Fluvial Design Guide - Chapter 1

Design of works in the fluvial environment


1.1 Scope of the guide

The scope of this guide is generally limited to what can be termed ‘interventions’ in the fluvial environment. This includes hard engineering and soft engineering as well as maintenance interventions such as de-silting and vegetation control. The fluvial environment includes not only the watercourse (bed and banks) but also the floodplain and immediate hinterland.

The guide is intended primarily for situations where flood risk management or land drainage is an important driver. It aims to support delivery of fluvial design in line with government policy as set out in Making space for water (Defra, 2005).

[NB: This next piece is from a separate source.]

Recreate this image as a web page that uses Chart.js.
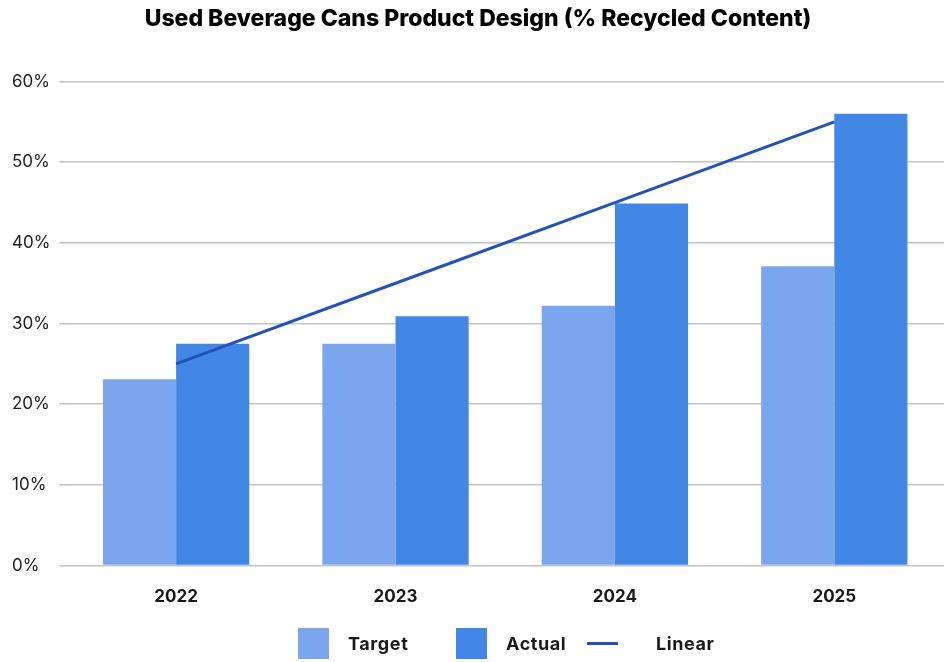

The fluvial system is illustrated in Figure 1.1. Although interventions in the fluvial system have greatest impact on the river channel itself, the wider impacts on the channel margins and floodplain must also be taken into account.

The impact of fluvial interventions extends beyond the physical environment to cover a wide range of uses of the fluvial system such as navigation, angling, walking, water supply and wildlife. In addition, the full extent of the fluvial system – as encompassed by the catchment – has a direct impact on the hydrology, geomorphology and ecology of the river – all of which are important inputs to the fluvial design process.

The guide covers all of these elements, though its primary focus is inland flood risk management. It does not stray into issues of land use management or surface water drainage in the catchment. At the downstream end of the fluvial system, the guide deals with issues of tidal influence, but does not cover saline water ecology, or waves in estuaries or on the coast.

Figure 1.1 The fluvial system

From source to sea, the fluvial system includes drainage channels and rivers, lakes, floodplains and washlands, and all the associated ecology and landscape.

The system also includes the flood risk management infrastructure, together with the infrastructure associated with other uses of the river, such as navigation locks.

The fluvial system is dynamic and changes with time. Understanding this is fundamental to the fluvial design process.